1
votes

I am sending events from flume to kafka topic through flume sink....for this I am using file channel but I am getting very less performance while writing to kafka the flume sink is writing at a rate of 190 msg per sec whereas flume source is dumping the events to the channel at a rate of 3000 msg per sec....I want to increase my sink performance......please help how can I achive that....I had tried various configuration for that....this is my configuration file-----

agent1.sources = AspectJ
agent1.channels = fileTailChannel
agent1.sinks = APMNullSink

#AspectJ source
agent1.sources.AspectJ.type=com.flume.test.DumbSource
agent1.sources.AspectJ.path=/media/sf_New_Log/calltracedata.txt
agent1.sources.AspectJ.eventtype=CallTrace
agent1.sources.AspectJ.channels=fileTailChannel
agent1.sources.AspectJ.batchSize=1000
agent1.sources.AspectJ.batchDurationMillis=1000
agent1.sources.AspectJ.application = AspectJ
agent1.sources.AspectJ.multi.line.mode=true
agent1.sources.AspectJ.new.event.marker={
agent1.sources.AspectJ.event.terminator=}
agent1.sources.AspectJ.tailer.start.reading.from.end = false


#File Tail Channel 
agent1.channels.fileTailChannel.type = file
agent1.channels.fileTailChannel.checkpointDir = /tmp/flume/filechannel/checkpoint
agent1.channels.fileTailChannel.dataDirs = /tmp/flume/filechannel/data
agent1.channels.fileTailChannel.transactionCapacity=100000

#APM Null Sink
agent1.sinks.APMNullSink.type = com.flume.test.TestJSON2KafkaSink
agent1.sinks.APMNullSink.channel = fileTailChannel
agent1.sinks.APMNullSink.testSize = 1000
agent1.sinks.APMNullSink.zk.connect=sandbox.hortonworks.com:2181
agent1.sinks.APMNullSink.metadata.broker.list=sandbox.hortonworks.com:6667
agent1.sinks.APMNullSink.topic=Test
agent1.sinks.APMNullSink.producer.type=async
agent1.sinks.APMNullSink.serializer.class=kafka.serializer.StringEncoder
agent1.sinks.APMNullSink.batch.num.messages=1000
agent1.sinks.APMNullSink.batchSize=50000
agent1.sinks.APMNullSink.batchDurationMillis=1000
agent1.sinks.APMNullSink.queue.buffering.max.ms=5000
agent1.sinks.APMNullSink.queue.buffering.max.messages=100000
agent1.sinks.APMNullSink.send.buffer.bytes=2097152
agent1.sinks.APMNullSink.compression.codec=snappy
1

1 Answers

0
votes

I think your problem is that everything is running on one box, so the quick ingestion to the file channel is impacting kafka, which needs to do more work to write.

I suggest two options:

  1. Set the capacity of the file channel to limit the queue size, so it doesn't go faster than kafka can ingest.
  2. Or use a kafka channel: https://flume.apache.org/FlumeUserGuide.html#kafka-channel.
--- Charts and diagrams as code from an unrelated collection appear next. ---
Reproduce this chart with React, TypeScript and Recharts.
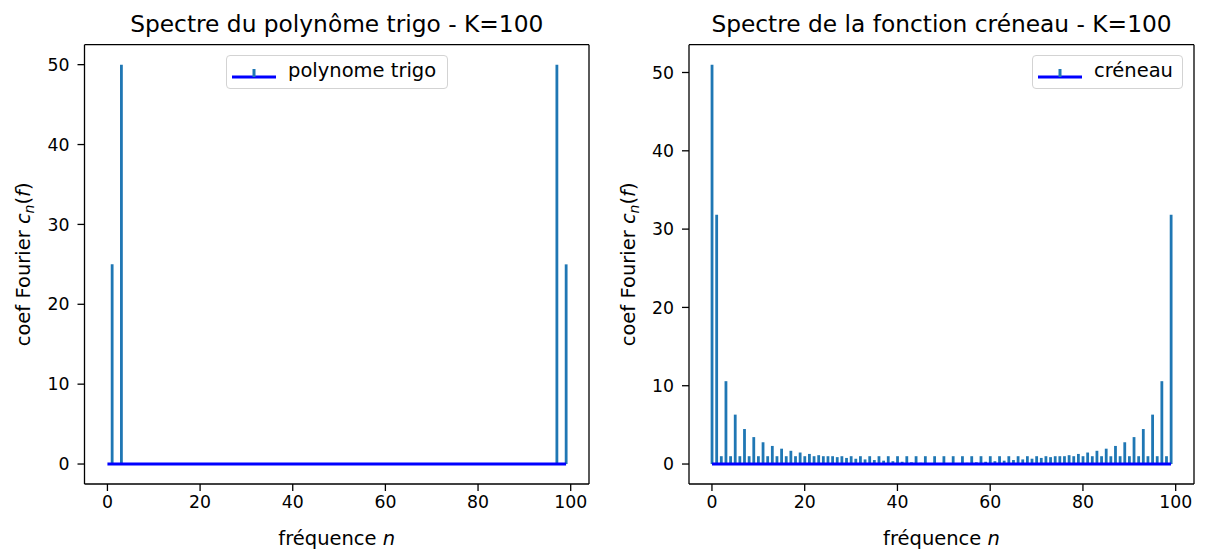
import React from 'react';
import { ComposedChart, Bar, Line, XAxis, YAxis, Legend } from 'recharts';

// ---- data ----
const frequencies: number[] = Array.from({ length: 100 }, (_, i) => i);

const polyTrigoValues: number[] = [
  0, 25, 0, 50, 0, 0, 0, 0, 0, 0,
  0, 0, 0, 0, 0, 0, 0, 0, 0, 0,
  0, 0, 0, 0, 0, 0, 0, 0, 0, 0,
  0, 0, 0, 0, 0, 0, 0, 0, 0, 0,
  0, 0, 0, 0, 0, 0, 0, 0, 0, 0,
  0, 0, 0, 0, 0, 0, 0, 0, 0, 0,
  0, 0, 0, 0, 0, 0, 0, 0, 0, 0,
  0, 0, 0, 0, 0, 0, 0, 0, 0, 0,
  0, 0, 0, 0, 0, 0, 0, 0, 0, 0,
  0, 0, 0, 0, 0, 0, 0, 50, 0, 25,
];

const creneauValues: number[] = [
  51, 31.82, 1, 10.58, 1, 6.31, 1, 4.47, 1, 3.44,
  1, 2.78, 1, 2.31, 1, 1.96, 1, 1.69, 1, 1.47,
  1, 1.29, 1, 1.13, 1, 1.0, 1, 0.88, 1, 0.78,
  1, 0.68, 1, 0.59, 1, 0.51, 1, 0.43, 1, 0.36,
  1, 0.29, 1, 0.22, 1, 0.16, 1, 0.09, 1, 0.03,
  1, 0.03, 1, 0.09, 1, 0.16, 1, 0.22, 1, 0.29,
  1, 0.36, 1, 0.43, 1, 0.51, 1, 0.59, 1, 0.68,
  1, 0.78, 1, 0.88, 1, 1.0, 1, 1.13, 1, 1.29,
  1, 1.47, 1, 1.69, 1, 1.96, 1, 2.31, 1, 2.78,
  1, 3.44, 1, 4.47, 1, 6.31, 1, 10.58, 1, 31.82,
];

const xTicks: number[] = [0, 20, 40, 60, 80, 100];
const yTicks: number[] = [0, 10, 20, 30, 40, 50];

const leftTitle = 'Spectre du polynôme trigo - K=100';
const rightTitle = 'Spectre de la fonction créneau - K=100';
const leftLegend = 'polynome trigo';
const rightLegend = 'créneau';

const leftData = frequencies.map((n, i) => ({ n, c: polyTrigoValues[i], zero: 0 }));
const rightData = frequencies.map((n, i) => ({ n, c: creneauValues[i], zero: 0 }));

// ---- styles ----
const FONT = '"DejaVu Sans", sans-serif';
const STEM = '#1f77b4';
const BASE = '#0000ff';

const TitleLabel = (text: string) => (props: any) => {
  const vb = props.viewBox || {};
  return (
    <text
      x={vb.x + vb.width / 2}
      y={32}
      textAnchor="middle"
      fontFamily={FONT}
      fontSize={23.3}
      fill="#000"
    >
      {text}
    </text>
  );
};

const YLabel = (props: any) => {
  const vb = props.viewBox || {};
  const x = vb.x + vb.width - 54;
  const y = vb.y + vb.height / 2;
  return (
    <text
      x={x}
      y={y}
      textAnchor="middle"
      transform={`rotate(-90 ${x} ${y})`}
      fontFamily={FONT}
      fontSize={19.5}
      fill="#000"
    >
      coef Fourier <tspan fontStyle="italic">c</tspan>
      <tspan fontStyle="italic" fontSize={14} dy={4}>n</tspan>
      <tspan dy={-4}>(</tspan>
      <tspan fontStyle="italic">f</tspan>
      <tspan>)</tspan>
    </text>
  );
};

const XLabel = (props: any) => {
  const vb = props.viewBox || {};
  return (
    <text
      x={vb.x + vb.width / 2}
      y={vb.y + 61}
      textAnchor="middle"
      fontFamily={FONT}
      fontSize={19.5}
      fill="#000"
    >
      fréquence <tspan fontStyle="italic">n</tspan>
    </text>
  );
};

const StemLegend = (label: string, w: number) => () => (
  <div
    style={{
      position: 'relative',
      width: w,
      height: 34,
      boxSizing: 'border-box',
      border: '1px solid #d3d3d3',
      borderRadius: 4,
      background: 'rgba(255,255,255,0.8)',
      fontFamily: FONT,
      fontSize: 19.5,
      color: '#000',
    }}
  >
    <svg width={44} height={16} style={{ position: 'absolute', left: 5, top: 8 }}>
      <line x1={0} y1={13} x2={44} y2={13} stroke={BASE} strokeWidth={3} />
      <line x1={22} y1={5} x2={22} y2={13} stroke={STEM} strokeWidth={3} />
    </svg>
    <span style={{ position: 'absolute', left: 61, top: 2, whiteSpace: 'nowrap', lineHeight: '26px' }}>
      {label}
    </span>
  </div>
);

interface PanelProps {
  data: { n: number; c: number; zero: number }[];
  left: number;
  width: number;
  yAxisWidth: number;
  marginRight: number;
  yDomain: [number, number];
  title: string;
  legendLabel: string;
  legendLeft: number;
  legendWidth: number;
}

const Panel = (p: PanelProps) => {
  const xDomain: [number, number] = [-4.95, 103.95];
  const tickStyle = { fontFamily: FONT, fontSize: 17.3, fill: '#000' };
  return (
    <div style={{ position: 'absolute', left: p.left, top: 0, width: p.width, height: 550 }}>
      <ComposedChart
        width={p.width}
        height={550}
        data={p.data}
        margin={{ top: 43.7, right: p.marginRight, bottom: 0, left: 0 }}
        style={{ fontFamily: FONT }}
      >
        <XAxis
          dataKey="n"
          type="number"
          domain={xDomain}
          allowDataOverflow
          ticks={xTicks}
          interval={0}
          height={66}
          tickSize={7}
          tickMargin={5}
          tick={tickStyle}
          axisLine={{ stroke: '#000', strokeWidth: 1.3 }}
          tickLine={{ stroke: '#000', strokeWidth: 1.3 }}
          label={XLabel}
        />
        <XAxis
          xAxisId="top"
          dataKey="n"
          orientation="top"
          type="number"
          domain={xDomain}
          allowDataOverflow
          height={1}
          tick={false}
          tickLine={false}
          axisLine={{ stroke: '#000', strokeWidth: 1.3 }}
          label={TitleLabel(p.title)}
        />
        <YAxis
          type="number"
          domain={p.yDomain}
          allowDataOverflow
          ticks={yTicks}
          interval={0}
          width={p.yAxisWidth}
          tickSize={7}
          tickMargin={8}
          tick={tickStyle}
          axisLine={{ stroke: '#000', strokeWidth: 1.3 }}
          tickLine={{ stroke: '#000', strokeWidth: 1.3 }}
          label={YLabel}
        />
        <YAxis
          yAxisId="right"
          orientation="right"
          type="number"
          domain={p.yDomain}
          allowDataOverflow
          width={1}
          tick={false}
          tickLine={false}
          axisLine={{ stroke: '#000', strokeWidth: 1.3 }}
        />
        <Bar dataKey="c" name={p.legendLabel} fill={STEM} barSize={2.8} isAnimationActive={false} />
        <Line
          xAxisId="top"
          yAxisId="right"
          dataKey="zero"
          stroke={BASE}
          strokeWidth={3}
          dot={false}
          activeDot={false}
          legendType="none"
          isAnimationActive={false}
        />
        <Legend
          layout="vertical"
          align="center"
          verticalAlign="middle"
          content={StemLegend(p.legendLabel, p.legendWidth)}
          wrapperStyle={{ left: p.legendLeft, top: 55, width: p.legendWidth, height: 34 }}
        />
      </ComposedChart>
    </div>
  );
};

export default function App() {
  return (
    <div style={{ position: 'absolute', left: 0, top: 0, width: 1207, height: 550, background: '#fff' }}>
      <Panel
        data={leftData}
        left={0}
        width={600}
        yAxisWidth={84.5}
        marginRight={10}
        yDomain={[-2.5, 52.5]}
        title={leftTitle}
        legendLabel={leftLegend}
        legendLeft={226}
        legendWidth={222}
      />
      <Panel
        data={rightData}
        left={600}
        width={607}
        yAxisWidth={89}
        marginRight={12}
        yDomain={[-2.55, 53.55]}
        title={rightTitle}
        legendLabel={rightLegend}
        legendLeft={432}
        legendWidth={151}
      />
    </div>
  );
}
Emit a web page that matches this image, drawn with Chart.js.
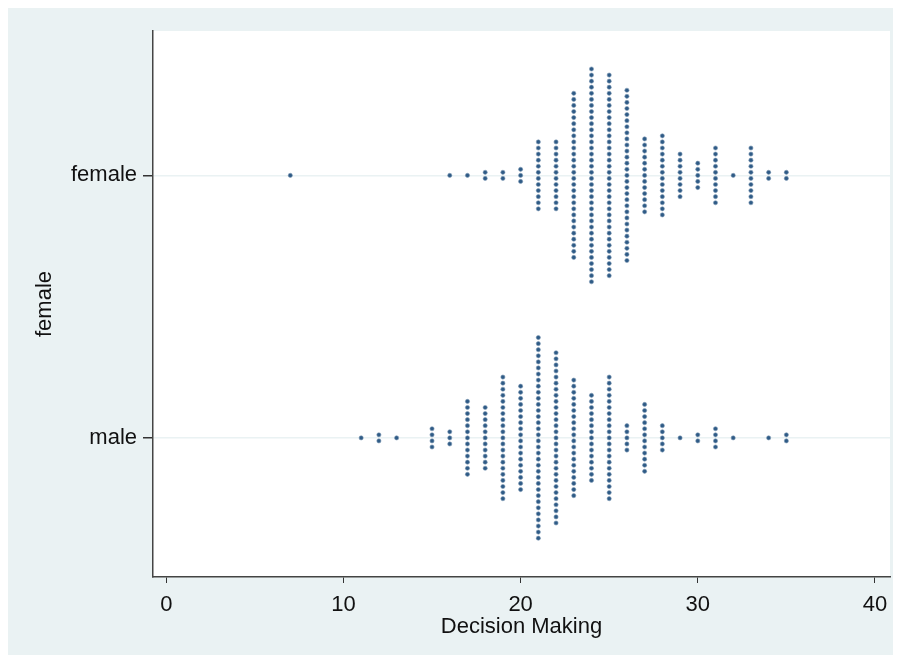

However in this option the messages in the topic get wrapped into a AvroFlumeEvent, so subscribers need to deserialize using that class.

Also I don't understand why you need you own com.flume.test.TestJSON2KafkaSink instead of the one that comes with Flume. Maybe you have some performance issue in your code.